Filed under: Thoughtful — WarriorWife @ 9:01 am

Chilihead over at Don’t Try This At Home has posted some wonderful insights on depression this week. Reading some of the things she has written has prompted some memories and thoughts of my own. So I thought I’d forego the “search for something funny to blog about” and just write something perhaps worth thinking about. Definitely head over to Chilihead’s site for her thoughts as well.

I grew up with a mother and 2 sisters who suffer from depression. I never understood it. Being analytically minded (from my father!) I kept trying to explain it, analyze the behavior, get to the root of the appearingly out-of-control emotion. The questions were so scientific: Why is this outburst happening? What causes this? Why are they acting this way? Why can’t they logically explain what they want? Where is the control? Why don’t I act that way? How can I control myself and they can’t seem to control themselves in the smallest way? What does the medicine even do?

There were no logical explanations. It frustrated me so badly–I was expected to act one way and family members were allowed to act differently. They got innumerable concessions and excuses and understanding and pity. I got to “make sacrifices” over and over again in the hopes that if they got whatever they wanted things would be better for them, they wouldn’t be so “depressed”. I had to give and give mentally, emotionally, physically, socially, and spiritually. They got to take all they wanted to and and shove everyone else out–no reciprocation. It felt like an endless emotional mud wrestling pit where the “logicals”, the “ones who don’t have depression” weren’t allowed to play–they were just there to get shoved in the mud at the mercy of “those who can’t help” what they feel.

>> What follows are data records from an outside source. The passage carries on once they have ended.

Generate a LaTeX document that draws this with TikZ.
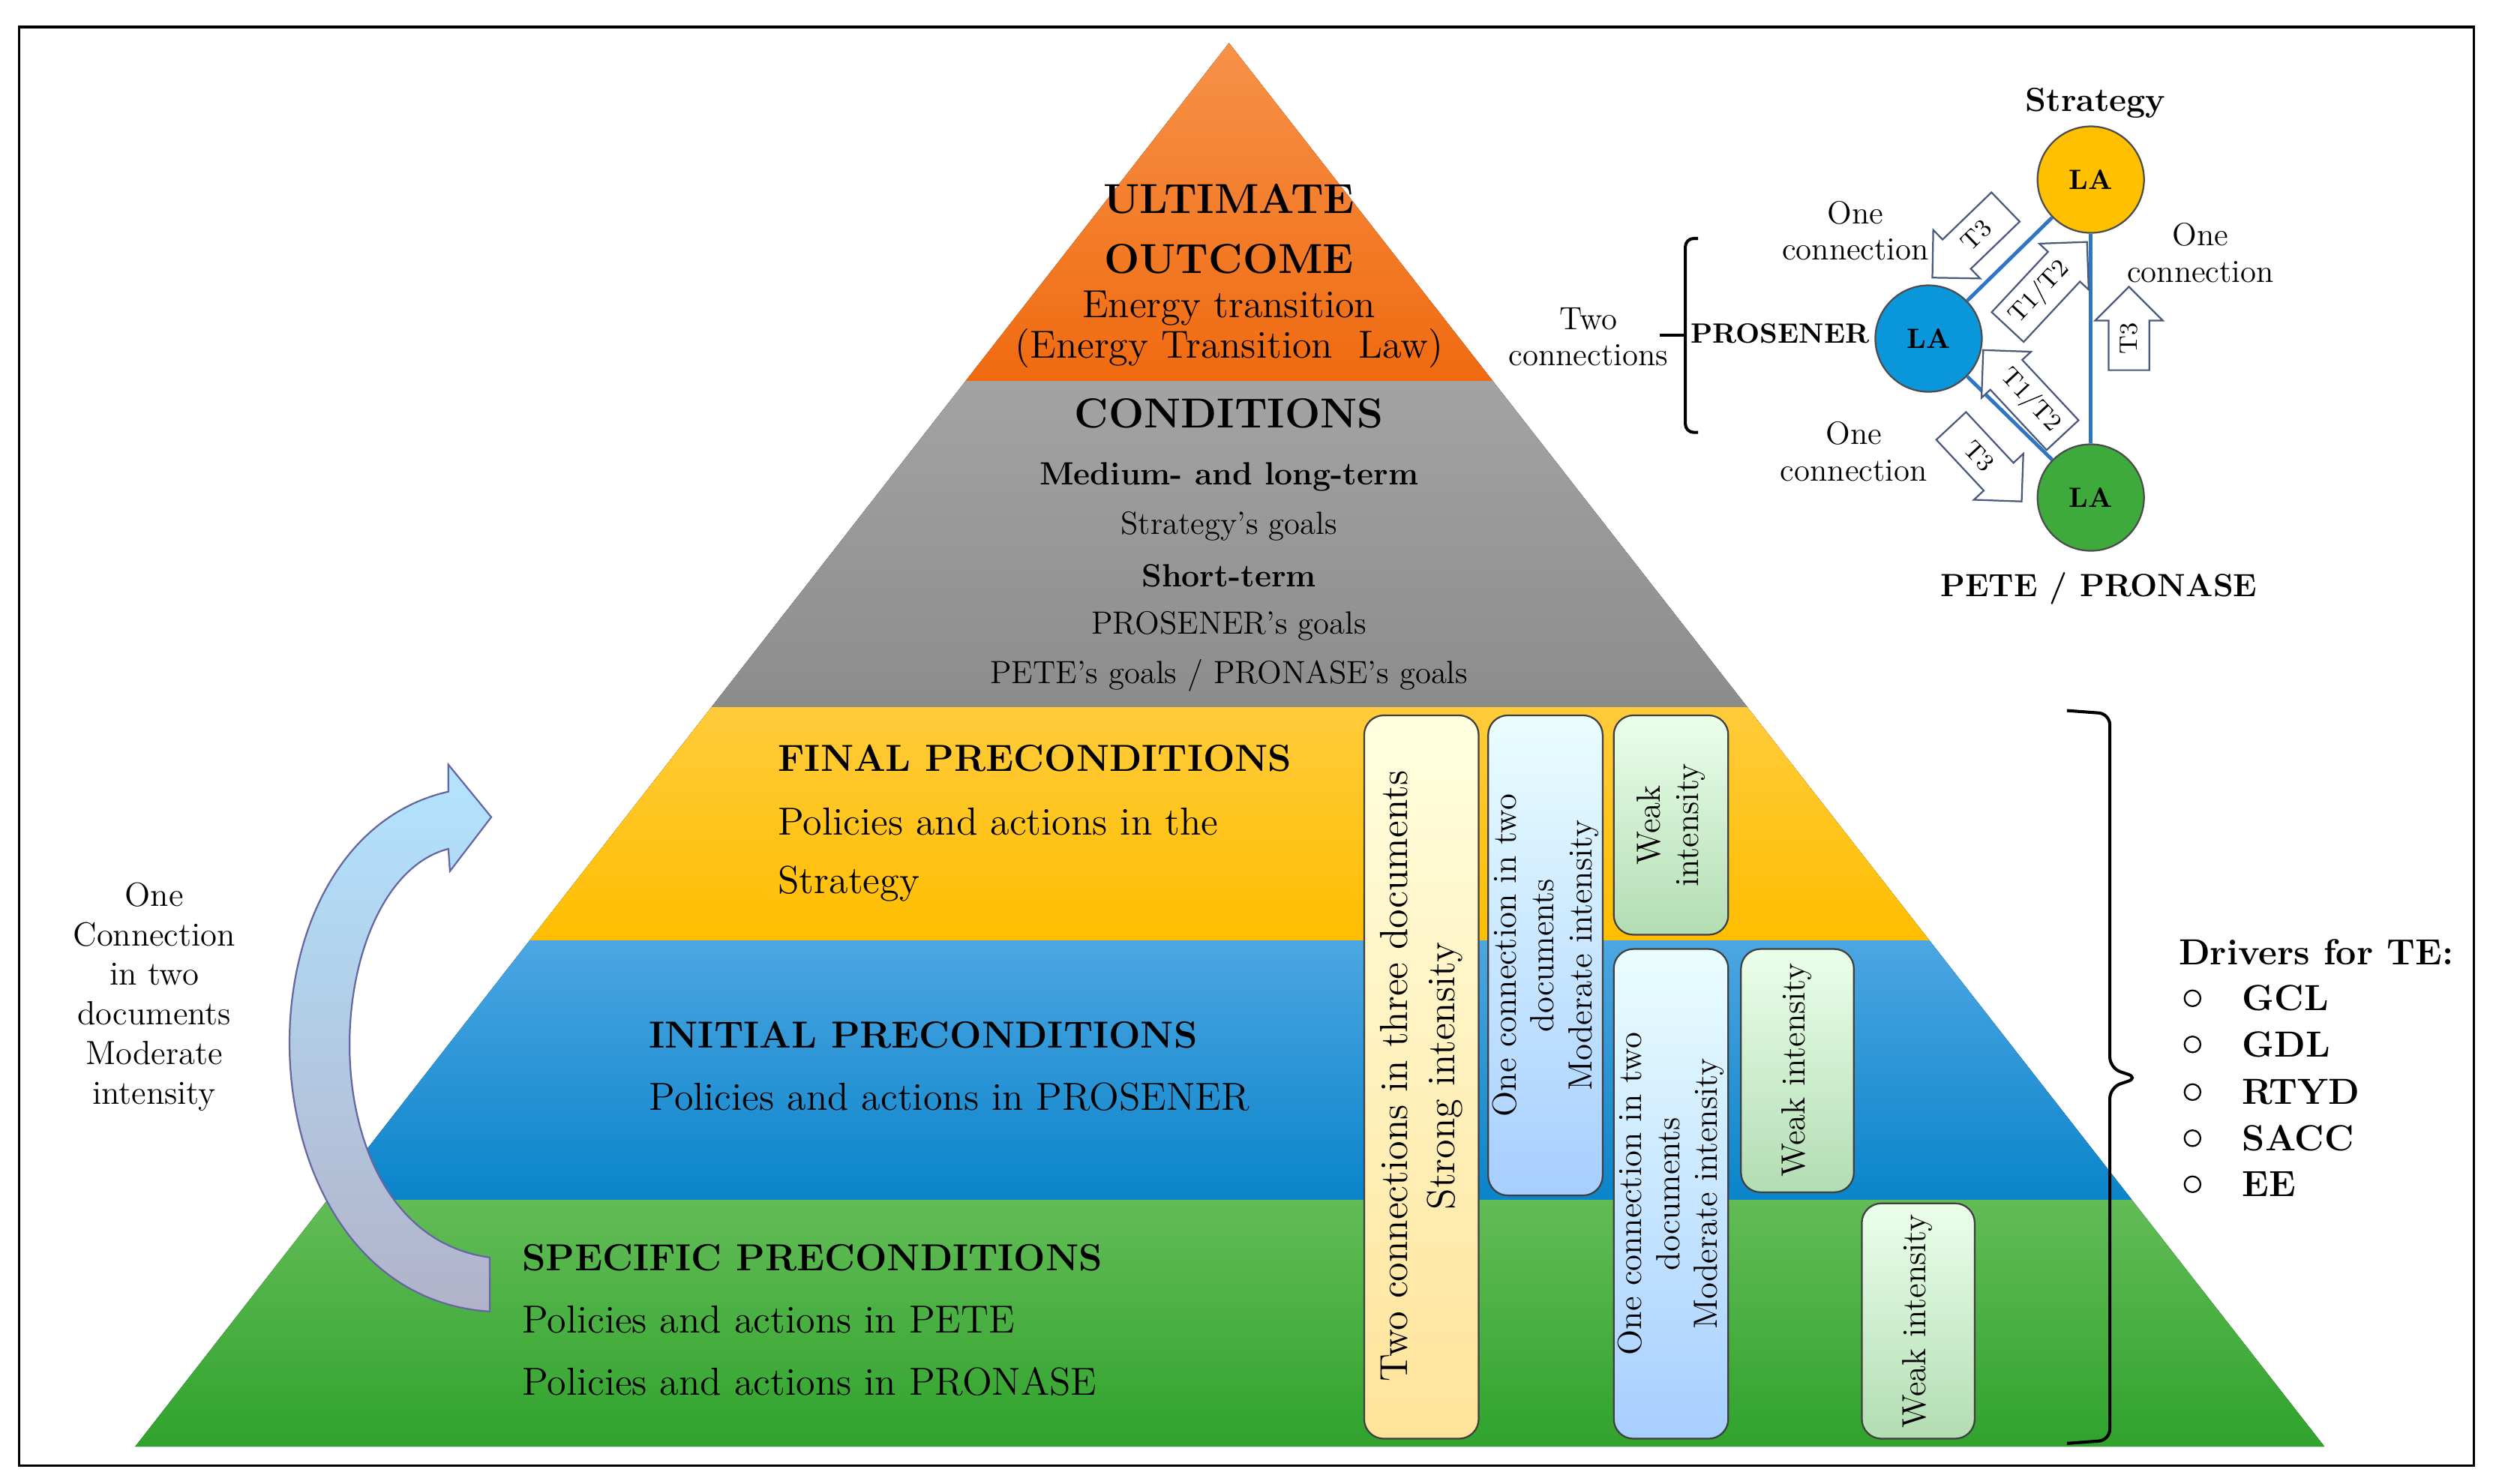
\documentclass[tikz,border=0pt]{standalone}
\usetikzlibrary{shapes.arrows}
\definecolor{oT}{HTML}{F7934A}\definecolor{oB}{HTML}{F06A10}
\definecolor{gT}{HTML}{A3A3A3}\definecolor{gB}{HTML}{8C8C8C}
\definecolor{yT}{HTML}{FFCB3A}\definecolor{yB}{HTML}{FFBE00}
\definecolor{bT}{HTML}{4CA6E2}\definecolor{bB}{HTML}{0A84CA}
\definecolor{grT}{HTML}{62BC56}\definecolor{grB}{HTML}{2FA22C}
\definecolor{laY}{HTML}{FFC000}\definecolor{laB}{HTML}{0A96DB}\definecolor{laG}{HTML}{3EAA3C}
\definecolor{lnk}{HTML}{2E75C6}\definecolor{arr}{HTML}{4A5A7A}
\begin{document}
\begin{tikzpicture}[x=0.02cm,y=-0.02cm,
  body/.style={font=\fontsize{14}{16}\selectfont,inner sep=0pt},
  head/.style={font=\bfseries\fontsize{13.5}{16}\selectfont,inner sep=0pt},
  small/.style={font=\fontsize{11.5}{13}\selectfont,inner sep=0pt},
  smallb/.style={font=\bfseries\fontsize{11.5}{13}\selectfont,inner sep=0pt},
  vbox/.style={rounded corners=7pt,draw=black!75,line width=0.6pt},
  ybox/.style={vbox,top color=yellow!12,bottom color=yellow!45!orange!40},
  bbox/.style={vbox,top color=blue!5!cyan!8,bottom color=cyan!45!blue!35},
  gbox/.style={vbox,top color=green!8,bottom color=green!55!black!30},
  vtxt/.style={rotate=90,align=center,inner sep=0pt},
  la/.style={circle,draw=black!70,line width=0.6pt,minimum size=1.34cm,font=\bfseries\fontsize{10}{12}\selectfont},
  link/.style={draw=lnk,line width=1.3pt},
  blk/.style={shape=single arrow,draw=arr,fill=white,line width=0.6pt,inner sep=3pt,
     minimum width=0.85cm,single arrow head extend=0.15cm,font=\fontsize{9}{10}\selectfont},
  net/.style={font=\fontsize{11.5}{13}\selectfont,align=center,inner sep=0pt},
  netb/.style={font=\bfseries\fontsize{10}{13}\selectfont,inner sep=0pt}
]
\useasboundingbox (0,0) rectangle (1568,933.5);
\draw[line width=0.9pt] (12,17) rectangle (1556,922);
% pyramid
\begin{scope}
\clip (773,27) -- (1462,910) -- (85,910) -- cycle;
\fill[top color=oT, bottom color=oB] (0,20) rectangle (1568,240);
\fill[top color=gT, bottom color=gB] (0,240) rectangle (1568,445);
\fill[top color=yT, bottom color=yB] (0,445) rectangle (1568,592);
\fill[top color=bT, bottom color=bB] (0,592) rectangle (1568,755);
\fill[top color=grT, bottom color=grB] (0,755) rectangle (1568,912);
\end{scope}
% orange
\node[head,font=\bfseries\fontsize{15}{17}\selectfont] (u1) at (773,125) {ULTIMATE};
\node[head,font=\bfseries\fontsize{15}{17}\selectfont] (u2) at (773,163) {OUTCOME};
\node[body] (u3) at (773,194) {Energy transition};
\node[body] (u4) at (773,219) {(Energy Transition\ \ Law)};
% grey
\node[head,font=\bfseries\fontsize{15}{17}\selectfont] (c1) at (773,260) {CONDITIONS};
\node[smallb] (c2) at (773,300) {Medium- and long-term};
\node[small] (c3) at (773,331) {Strategy’s goals};
\node[smallb] (c4) at (773,362) {Short-term};
\node[small] (c5) at (773,394) {PROSENER’s goals};
\node[small] (c6) at (773,425) {PETE’s goals / PRONASE’s goals};
% yellow
\node[head,anchor=west] (f1) at (489,477) {FINAL PRECONDITIONS};
\node[body,anchor=west] (f2) at (489,517) {Policies and actions in the};
\node[body,anchor=west] (f3) at (489,556) {Strategy};
% blue
\node[head,anchor=west] (i1) at (408,651) {INITIAL PRECONDITIONS};
\node[body,anchor=west] (i2) at (408,690) {Policies and actions in PROSENER};
% green
\node[head,anchor=west] (s1) at (328,791) {SPECIFIC PRECONDITIONS};
\node[body,anchor=west] (s2) at (328,830) {Policies and actions in PETE};
\node[body,anchor=west] (s3) at (328,869) {Policies and actions in PRONASE};
% vertical boxes
\filldraw[ybox] (858,450) rectangle (930,905);
\node[vtxt,font=\fontsize{14}{17}\selectfont] (v1) at (894,677) {Two connections in three documents\\Strong intensity};
\filldraw[bbox] (936,450) rectangle (1008,752);
\node[vtxt,font=\fontsize{12}{13.5}\selectfont] (v2) at (972,601) {One connection in two\\documents\\Moderate intensity};
\filldraw[gbox] (1015,450) rectangle (1087,588);
\node[vtxt,font=\fontsize{12}{13.5}\selectfont] (v3) at (1051,519) {Weak\\intensity};
\filldraw[bbox] (1015,597) rectangle (1087,905);
\node[vtxt,font=\fontsize{12}{13.5}\selectfont] (v4) at (1051,751) {One connection in two\\documents\\Moderate intensity};
\filldraw[gbox] (1095,597) rectangle (1166,750);
\node[vtxt,font=\fontsize{12}{13.5}\selectfont] (v5) at (1130,673) {Weak intensity};
\filldraw[gbox] (1171,757) rectangle (1242,905);
\node[vtxt,font=\fontsize{12}{13.5}\selectfont] (v6) at (1206,831) {Weak intensity};
% right bracket and drivers
\draw[line width=1.1pt,rounded corners=4pt] (1300,447) -- (1327,449) -- (1327,672) -- (1345,678) -- (1327,684) -- (1327,906) -- (1300,908);
\node[font=\bfseries\fontsize{13}{15}\selectfont,anchor=west,inner sep=0pt] (dr) at (1370,599) {Drivers for TE:};
\foreach \t/\yy in {GCL/628,GDL/657,RTYD/687,SACC/716,EE/745}{
  \draw[line width=0.6pt] (1379,\yy) circle (5);
  \node[font=\bfseries\fontsize{13}{15}\selectfont,anchor=west,inner sep=0pt] (d\t) at (1410,\yy) {\t};
}
% curved arrow
\filldraw[draw=black!60!blue!60,line width=0.6pt,top color=blue!35!cyan!30,bottom color=black!10!blue!20!gray!50]
  (308,825) .. controls (150,815) and (140,530) .. (282,498) -- (282,481) -- (309,514) -- (283,548)
  -- (282,534) .. controls (200,555) and (190,775) .. (308,791) -- cycle;
\node[font=\fontsize{12}{14.2}\selectfont,align=center,inner sep=0pt] (lt) at (97,627) {One\\Connection\\in two\\documents\\Moderate\\intensity};
% network
\node[la,fill=laY] (ys) at (1315,113) {LA};
\node[la,fill=laB] (yp) at (1213,213) {LA};
\node[la,fill=laG] (yg) at (1315,313) {LA};
\draw[link] (ys) -- (yp);
\draw[link] (yp) -- (yg);
\draw[link] (ys) -- (yg);
\node[netb,font=\bfseries\fontsize{12}{14}\selectfont] (ls) at (1318,65) {Strategy};
\node[netb,anchor=east] (lp) at (1176,210) {PROSENER};
\node[netb,font=\bfseries\fontsize{11.5}{14}\selectfont] (lg) at (1320,370) {PETE / PRONASE};
\node[net] (o1) at (1167,145) {One\\connection};
\node[net] (o2) at (1384,159) {One\\connection};
\node[net] (o3) at (1166,284) {One\\connection};
\node[net] (o4) at (999,212) {Two\\connections};
\draw[line width=1.1pt,rounded corners=3pt] (1068,150) -- (1060,150) -- (1060,272) -- (1068,272);
\draw[line width=1.1pt] (1044,211) -- (1060,211);
\node[blk,rotate=44,shape border rotate=180,minimum height=1.28cm] (a1) at (1243,148) {T3};
\node[blk,rotate=47,minimum height=1.3cm] (a2) at (1283,184) {T1/T2};
\node[blk,rotate=-47,shape border rotate=180,minimum height=1.3cm] (a3) at (1277,252) {T1/T2};
\node[blk,rotate=-47,minimum height=1.3cm] (a4) at (1245,287) {T3};
\node[blk,rotate=90,minimum height=1.05cm] (a5) at (1339,213) {T3};
\end{tikzpicture}
\end{document}
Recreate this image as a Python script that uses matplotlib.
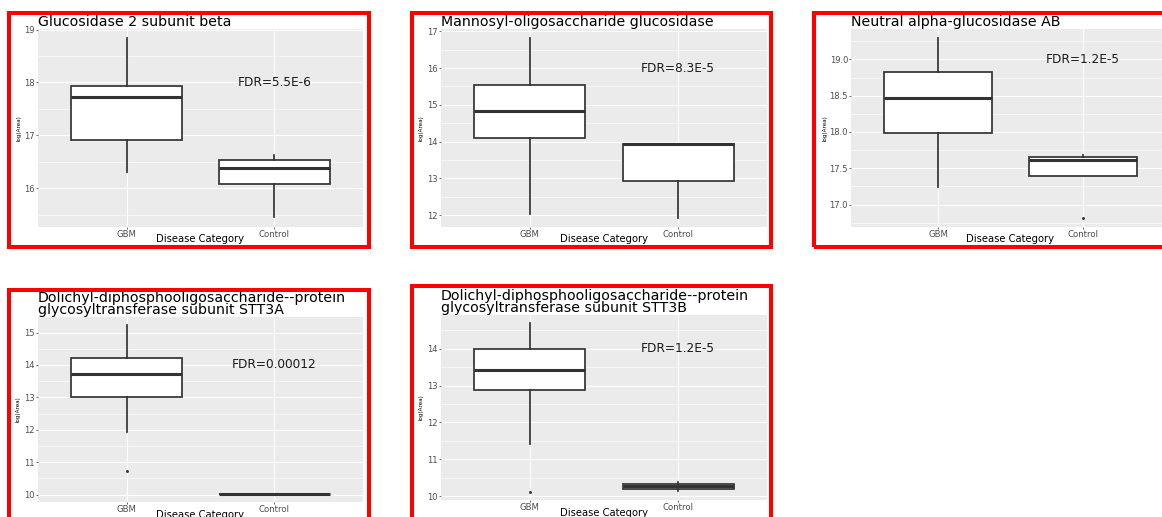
import matplotlib
matplotlib.use("Agg")
import matplotlib.pyplot as plt
from matplotlib.patches import Rectangle
from matplotlib.ticker import MultipleLocator, FormatStrFormatter
from matplotlib import font_manager

W, H, DPI = 1162, 517, 100

categories = ["GBM", "Control"]

# Box summaries per protein: [lower whisker, Q1, median, Q3, upper whisker]
gbm_glucosidase2 = [16.31, 16.92, 17.72, 17.94, 18.84]
ctl_glucosidase2 = [15.45, 16.09, 16.39, 16.53, 16.63]
gbm_mogs = [12.03, 14.11, 14.83, 15.53, 16.82]
ctl_mogs = [11.93, 12.93, 13.93, 13.93, 13.93]
gbm_ganab = [17.24, 17.98, 18.47, 18.83, 19.30]
ctl_ganab = [17.40, 17.40, 17.62, 17.65, 17.68]
gbm_stt3a = [11.92, 13.02, 13.73, 14.22, 15.23]
ctl_stt3a = [10.02, 10.02, 10.02, 10.02, 10.02]
gbm_stt3b = [11.43, 12.89, 13.41, 13.98, 14.68]
ctl_stt3b = [10.15, 10.20, 10.28, 10.33, 10.39]

# Outlying points
gbm_glucosidase2_out = []
ctl_glucosidase2_out = []
gbm_mogs_out = []
ctl_mogs_out = []
gbm_ganab_out = []
ctl_ganab_out = [16.81]
gbm_stt3a_out = [10.73]
ctl_stt3a_out = []
gbm_stt3b_out = [10.13]
ctl_stt3b_out = []

titles = [
    "Glucosidase 2 subunit beta",
    "Mannosyl-oligosaccharide glucosidase",
    "Neutral alpha-glucosidase AB",
    "Dolichyl-diphosphooligosaccharide--protein\nglycosyltransferase subunit STT3A",
    "Dolichyl-diphosphooligosaccharide--protein\nglycosyltransferase subunit STT3B",
]
fdr_labels = ["FDR=5.5E-6", "FDR=8.3E-5", "FDR=1.2E-5", "FDR=0.00012", "FDR=1.2E-5"]

EDGE = "#333333"
TICK_GREY = "#4D4D4D"
PANEL_BG = "#EBEBEB"

installed = {f.name for f in font_manager.fontManager.ttflist}
if "Liberation Sans Narrow" in installed:
    ylab_family, ylab_size = "Liberation Sans Narrow", 5.0
else:
    ylab_family, ylab_size = "DejaVu Sans", 4.1

# layout in pixels: axes box (left, top, right, bottom), frame (left, top, right, bottom)
panels = [
    dict(data=(gbm_glucosidase2, ctl_glucosidase2, gbm_glucosidase2_out, ctl_glucosidase2_out),
         axbox=(38, 29, 363, 227), frame=(8.5, 13.5, 369, 247),
         ylim=(15.27, 19.01), major=1.0, fdr_y=18.0, ylab_dx=-19),
    dict(data=(gbm_mogs, ctl_mogs, gbm_mogs_out, ctl_mogs_out),
         axbox=(441, 29, 767, 227), frame=(411.5, 13.5, 771, 247),
         ylim=(11.68, 17.06), major=1.0, fdr_y=16.0, ylab_dx=-20),
    dict(data=(gbm_ganab, ctl_ganab, gbm_ganab_out, ctl_ganab_out),
         axbox=(851, 29, 1170, 227), frame=(814, 13.5, 1200, 247),
         ylim=(16.69, 19.42), major=0.5, fdr_y=19.0, ylab_dx=-26),
    dict(data=(gbm_stt3a, ctl_stt3a, gbm_stt3a_out, ctl_stt3a_out),
         axbox=(38, 317, 363, 502), frame=(8.5, 289.5, 369, 560),
         ylim=(9.77, 15.48), major=1.0, fdr_y=14.0, ylab_dx=-20),
    dict(data=(gbm_stt3b, ctl_stt3b, gbm_stt3b_out, ctl_stt3b_out),
         axbox=(441, 315, 767, 500), frame=(411.5, 286, 771, 560),
         ylim=(9.90, 14.91), major=1.0, fdr_y=14.0, ylab_dx=-20),
]

fig = plt.figure(figsize=(W / DPI, H / DPI), dpi=DPI)
fig.patch.set_facecolor("white")

for spec, title, fdr in zip(panels, titles, fdr_labels):
    l, t, r, b = spec["axbox"]
    ax_w, ax_h = r - l, b - t
    ax = fig.add_axes([l / W, 1 - b / H, ax_w / W, ax_h / H])
    ax.set_facecolor(PANEL_BG)
    ax.set_axisbelow(True)
    for s in ax.spines.values():
        s.set_visible(False)

    gbm, ctl, gbm_out, ctl_out = spec["data"]
    stats = []
    for label, s, out in zip(categories, (gbm, ctl), (gbm_out, ctl_out)):
        stats.append(dict(label=label, whislo=s[0], q1=s[1], med=s[2],
                          q3=s[3], whishi=s[4], fliers=out))
    ax.bxp(stats, positions=[1, 2], widths=0.75, patch_artist=True,
           showcaps=False,
           boxprops=dict(facecolor="white", edgecolor=EDGE, linewidth=1.25),
           medianprops=dict(color=EDGE, linewidth=2.2, solid_capstyle="butt"),
           whiskerprops=dict(color=EDGE, linewidth=1.25),
           flierprops=dict(marker="o", markersize=1.1, markerfacecolor=EDGE,
                           markeredgecolor=EDGE, linestyle="none"))

    ax.set_xlim(0.4, 2.6)
    ax.set_ylim(*spec["ylim"])
    ax.yaxis.set_major_locator(MultipleLocator(spec["major"]))
    ax.yaxis.set_minor_locator(MultipleLocator(spec["major"] / 2))
    ax.grid(True, which="major", color="white", linewidth=0.8)
    ax.grid(True, which="minor", axis="y", color="white", linewidth=0.4)
    ax.tick_params(which="minor", length=0)
    ax.tick_params(axis="y", which="major", length=1.5, width=0.5, color=EDGE,
                   pad=0.6, labelsize=6, labelcolor=TICK_GREY)
    ax.tick_params(axis="x", which="major", length=1.5, width=0.5, color=EDGE,
                   pad=0.8, labelsize=6.1, labelcolor=TICK_GREY)
    if spec["major"] < 1:
        ax.yaxis.set_major_formatter(FormatStrFormatter("%.1f"))

    ax.set_title(title, loc="left", fontsize=10.2, pad=2, linespacing=0.85,
                 color="black")

    ax.set_xlabel("Disease Category", fontsize=7.2, color="black")
    ax.xaxis.label.set_va("center")
    ax.xaxis.set_label_coords(0.5, -12.5 / ax_h)

    ax.set_ylabel("log(Area)", fontsize=ylab_size, family=ylab_family, color="black")
    ax.yaxis.label.set_va("center")
    ax.yaxis.set_label_coords(spec["ylab_dx"] / ax_w, 0.5)

    ax.text(2, spec["fdr_y"], fdr, ha="center", va="center", fontsize=8.7,
            color="#1A1A1A")

    fl, ft, fr, fb = spec["frame"]
    fig.add_artist(Rectangle((fl / W, 1 - fb / H), (fr - fl) / W, (fb - ft) / H,
                             transform=fig.transFigure, fill=False,
                             edgecolor="#FF0000", linewidth=2.9))

fig.savefig("out.png", dpi=DPI, facecolor="white")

After years of this, I was so hurt and confused by it, on an “outsiders” sideline, that I was convinced it wasn’t real. I didn’t get it. And I was losing, it seemed, more than they were, with no end in site. There was no win-win situation and there was no way to work toward one. The whole thing just went on and on with no logic or understanding or improvement year after year. And finally I couldn’t take it any longer. I had to have an explanation and the only one I could arrive at was “she’s just making it up to manipulate everything and get exactly what she wants at everyone else’s expense.” And after grabbing hold for dear life to that, there was little respect or emotional trust left in the relationships. Being a VERY non-confrontational person, I retreated–I was done giving and trying and “dealing”.

Then at 22 I ended up by happenstance in a medical lecture on the physical signs, causes, attributes, and treatments of depression. In two hours time I found what I had given up on–understanding, clarity, empathy, and forgiveness. I hadn’t seen before that looking as an amateur at the why’s and how’s of a medical problem never supply the right answer or logical explanation. Analytically trying to disect my family’s “problem” only lead to more emotional pain and trauma resulting in broken and wounded relationships.

I love my siblings and my mother with all my heart. It hurts me to see them struggle with something so monstrous. I see how they have come so far in their life-battles. And I see how they have a hard time trusting in my love after the abuse our relationships took through years of misunderstandings.

I hate how depression and its effects have battered so many aspects of our family life. I wish I could have gotten the education on depression years earlier than I did. I wish I could have found understanding and empathy years earlier. Perhaps then, the years of healing that still lie before us wouldn’t be so long. And perhaps I wouldn’t still have such a hard time emotionally trusting some of my family members. I guess, instead of depression, that’s my own emotional struggle–one, ironically, they don’t seem to understand.